Os territórios fazem fronteira com a Rússia no flanco leste da Ucrânia. Grande parte da população da região, que abriga mais de 3 milhões de pessoas, fala a língua russa. A área recebeu grandes quantidades de assistência financeira, humanitária e militar do Kremlin. O apoio de Moscou às regiões veio depois que o movimento pró-ocidental que ficou conhecido como Maidan, que ocupou por meses a Praça da Independência (Maidan Nezalezhnosti), no centro de Kiev, derrubou o presidente pró-Rússia da Ucrânia em fevereiro de 2014.

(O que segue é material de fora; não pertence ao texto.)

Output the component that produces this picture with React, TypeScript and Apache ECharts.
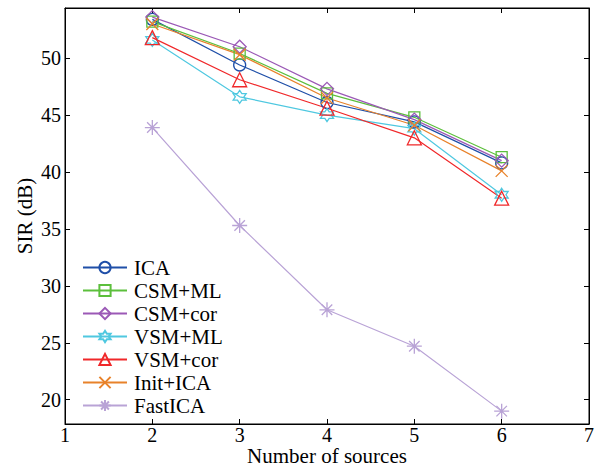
import React, { useEffect, useRef } from "react";
import * as echarts from "echarts";

const sources = [2, 3, 4, 5, 6];
const seriesNames = ["ICA", "CSM+ML", "CSM+cor", "VSM+ML", "VSM+cor", "Init+ICA", "FastICA"];
const icaVals = [53.4, 49.4, 46.1, 44.4, 40.8];
const csmMlVals = [53.2, 50.4, 46.9, 44.8, 41.3];
const csmCorVals = [53.6, 51.0, 47.3, 44.6, 41.0];
const vsmMlVals = [51.6, 46.6, 45.0, 43.8, 38.0];
const vsmCorVals = [51.8, 48.1, 45.6, 43.0, 37.7];
const initIcaVals = [53.0, 50.3, 46.5, 44.1, 40.1];
const fastIcaVals = [43.9, 35.3, 27.9, 24.7, 19.0];
const xTicks = [1, 2, 3, 4, 5, 6, 7];
const yTicks = [20, 25, 30, 35, 40, 45, 50];

const colors = ["#1f4fa8", "#5cbf3c", "#9b59b6", "#4fc8e0", "#f0282a", "#e8822a", "#b9a3d6"];

const hexagram =
  "path://M10 0 L12.89 5 L18.66 5 L15.77 10 L18.66 15 L12.89 15 L10 20 L7.11 15 L1.34 15 L4.23 10 L1.34 5 L7.11 5 Z";
const cross = "path://M0 0 L20 20 M20 0 L0 20";
const asterisk = "path://M10 0 L10 20 M0 10 L20 10 M3 3 L17 17 M17 3 L3 17";

const symbols = ["circle", "rect", "diamond", hexagram, "triangle", cross, asterisk];
const symbolSizes = [12, 11, 13, 13, 14, 12, 15];
const allVals = [icaVals, csmMlVals, csmCorVals, vsmMlVals, vsmCorVals, initIcaVals, fastIcaVals];

const FONT = "'Liberation Serif', 'Times New Roman', Times, serif";

export default function App() {
  const ref = useRef<HTMLDivElement>(null);
  useEffect(() => {
    if (!ref.current) return;
    document.body.style.margin = "0";
    const chart = echarts.init(ref.current, undefined, { renderer: "svg" });
    const series = seriesNames.map((name, i) => ({
      name,
      type: "line",
      data: sources.map((x, j) => [x, allVals[i][j]]),
      symbol: symbols[i],
      symbolSize: symbolSizes[i],
      lineStyle: { color: colors[i], width: 1.2 },
      itemStyle: { color: "rgba(255,255,255,0)", borderColor: colors[i], borderWidth: 1.3 },
      color: colors[i],
    }));
    chart.setOption({
      animation: false,
      textStyle: { fontFamily: FONT },
      grid: {
        left: 65,
        right: 6,
        top: 8,
        bottom: 46,
        show: true,
        borderColor: "#000",
        borderWidth: 1,
        containLabel: false,
        outerBoundsMode: "none",
      },
      legend: {
        orient: "vertical",
        left: 82,
        top: 257,
        padding: 0,
        itemWidth: 44,
        itemHeight: 14,
        itemGap: 2,
        textStyle: { fontFamily: FONT, fontSize: 21, color: "#000", padding: [0, 0, 0, 2] },
        data: seriesNames,
      },
      xAxis: [
        {
          type: "value",
          min: xTicks[0],
          max: xTicks[xTicks.length - 1],
          interval: 1,
          name: "Number of sources",
          nameLocation: "middle",
          nameGap: 21,
          nameMoveOverlap: false,
          nameTextStyle: { fontFamily: FONT, fontSize: 21, color: "#000" },
          axisLine: { show: true, lineStyle: { color: "#000" } },
          axisTick: { inside: true, length: 5, lineStyle: { color: "#000" } },
          axisLabel: { fontFamily: FONT, fontSize: 20, color: "#000", margin: 1 },
          splitLine: { show: false },
        },
        {
          type: "value",
          position: "top",
          min: xTicks[0],
          max: xTicks[xTicks.length - 1],
          interval: 1,
          axisLine: { show: true, lineStyle: { color: "#000" } },
          axisTick: { inside: true, length: 5, lineStyle: { color: "#000" } },
          axisLabel: { show: false },
          splitLine: { show: false },
        },
      ],
      yAxis: [
        {
          type: "value",
          min: 17.87,
          max: 54.4,
          minInterval: 5,
          maxInterval: 5,
          name: "SIR (dB)",
          nameLocation: "middle",
          nameGap: 30,
          nameMoveOverlap: false,
          nameTextStyle: { fontFamily: FONT, fontSize: 21, color: "#000" },
          axisLine: { show: true, lineStyle: { color: "#000" } },
          axisTick: { inside: true, length: 5, lineStyle: { color: "#000" } },
          axisLabel: {
            fontFamily: FONT,
            fontSize: 20,
            color: "#000",
            margin: 4,
            showMinLabel: false,
            showMaxLabel: false,
            formatter: (v: number) => (yTicks.includes(Math.round(v * 1000) / 1000) ? String(v) : ""),
          },
          splitLine: { show: false },
        },
        {
          type: "value",
          position: "right",
          min: 17.87,
          max: 54.4,
          minInterval: 5,
          maxInterval: 5,
          axisLine: { show: true, lineStyle: { color: "#000" } },
          axisTick: { inside: true, length: 5, lineStyle: { color: "#000" } },
          axisLabel: { show: false },
          splitLine: { show: false },
        },
      ],
      series,
    });
    return () => chart.dispose();
  }, []);
  return <div ref={ref} style={{ width: 595, height: 470 }} />;
}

Sob os acordos de Minsk – negociações de paz mediadas pela França e Alemanha – um cessar-fogo deixou os separatistas no controle “de facto” de cerca de um terço dos distritos administrativos ucranianos de Donetsk e Luhansk, com uma linha de controle pesadamente fortificada separando-os das tropas ucranianas.

A Ucrânia descreve as regiões como “territórios temporariamente ocupados” e os acordos de Minsk preveem seu eventual retorno a Kiev. Mas tanto a Ucrânia quanto a Rússia falharam em implementar os termos dos acordos, deixando o status dos territórios no limbo.

Desde então, a Ucrânia diz que cerca de 15.000 pessoas foram mortas em combates. A Rússia nega ser parte do conflito, mas apoiou os separatistas de várias maneiras, inclusive por meio de apoio militar secreto, ajuda financeira, fornecimento de vacinas contra a covid-19 e emissão de pelo menos 800.000 passaportes russos para residentes. Moscou sempre negou ter planejado invadir a Ucrânia.